_RAW DATA_

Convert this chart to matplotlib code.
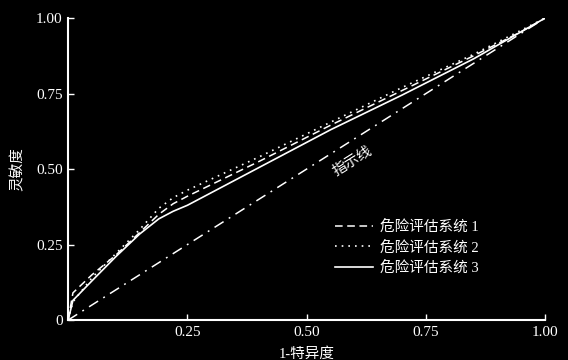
import matplotlib

matplotlib.use("Agg")
import matplotlib.pyplot as plt

# ROC curves
fpr = [0.0, 0.01, 0.05, 0.10, 0.15, 0.19, 0.22, 0.25, 0.40, 0.55, 0.70, 0.85, 0.95, 1.0]
tpr_sys1 = [0.0, 0.09, 0.15, 0.215, 0.29, 0.35, 0.385, 0.41, 0.525, 0.645, 0.76, 0.875, 0.955, 1.0]
tpr_sys2 = [0.0, 0.06, 0.14, 0.22, 0.30, 0.37, 0.405, 0.43, 0.54, 0.655, 0.77, 0.88, 0.96, 1.0]
tpr_sys3 = [0.0, 0.065, 0.13, 0.21, 0.285, 0.335, 0.36, 0.38, 0.505, 0.63, 0.745, 0.865, 0.955, 1.0]
chance = [0.0, 1.0]

series_labels = ["危险评估系统 1", "危险评估系统 2", "危险评估系统 3"]
x_ticks = [0.25, 0.50, 0.75, 1.00]
x_ticklabels = ["0.25", "0.50", "0.75", "1.00"]
y_ticks = [0, 0.25, 0.50, 0.75, 1.00]
y_ticklabels = ["0", "0.25", "0.50", "0.75", "1.00"]

FAMILY = ["Liberation Serif", "Noto Sans CJK SC", "DejaVu Sans"]
INK = "white"
BG = "black"

plt.rcParams["font.family"] = FAMILY

fig = plt.figure(figsize=(5.68, 3.6), dpi=100)
fig.patch.set_facecolor(BG)
ax = fig.add_axes([0.12, 0.111, 0.84, 0.839])
ax.set_facecolor(BG)

ax.plot(chance, chance, color=INK, lw=1.1, dashes=(7, 4, 1.2, 4))
ax.plot(fpr, tpr_sys1, color=INK, lw=1.1, dashes=(5, 3), label=series_labels[0])
ax.plot(fpr, tpr_sys2, color=INK, lw=1.2, dashes=(1, 3), label=series_labels[1])
ax.plot(fpr, tpr_sys3, color=INK, lw=1.2, label=series_labels[2])

ax.text(0.595, 0.525, "指示线", rotation=32, ha="center", va="center",
        color=INK, fontsize=10.5, family=["Noto Sans CJK SC"])

ax.set_xlim(0, 1)
ax.set_ylim(0, 1)
ax.set_xticks(x_ticks)
ax.set_xticklabels(x_ticklabels)
ax.set_yticks(y_ticks)
ax.set_yticklabels(y_ticklabels)
ax.tick_params(direction="in", length=4, width=1, colors=INK, labelsize=11, pad=4)

for s in ("top", "right"):
    ax.spines[s].set_visible(False)
for s in ("left", "bottom"):
    ax.spines[s].set_color(INK)
    ax.spines[s].set_linewidth(1.5)

ax.set_xlabel("1-特异度", color=INK, fontsize=10.5, labelpad=6)
ax.set_ylabel("灵敏度", color=INK, fontsize=10.5, labelpad=8)

leg = ax.legend(loc="upper left", bbox_to_anchor=(0.56, 0.332), frameon=False,
                borderpad=0, borderaxespad=0, fontsize=10.5, handlelength=2.6,
                handletextpad=0.45, labelspacing=0.42)
for t in leg.get_texts():
    t.set_color(INK)

fig.savefig("out.png", facecolor=BG)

_WRITTEN EXERCISE_
Please reproduce the listing exactly from its opening line through the line that contains "import matplotlib.pyplot as plt", both included, with all pictures omitted.

_WRITTEN REPLY_
Convert this chart to matplotlib code.
import matplotlib

matplotlib.use("Agg")
import matplotlib.pyplot as plt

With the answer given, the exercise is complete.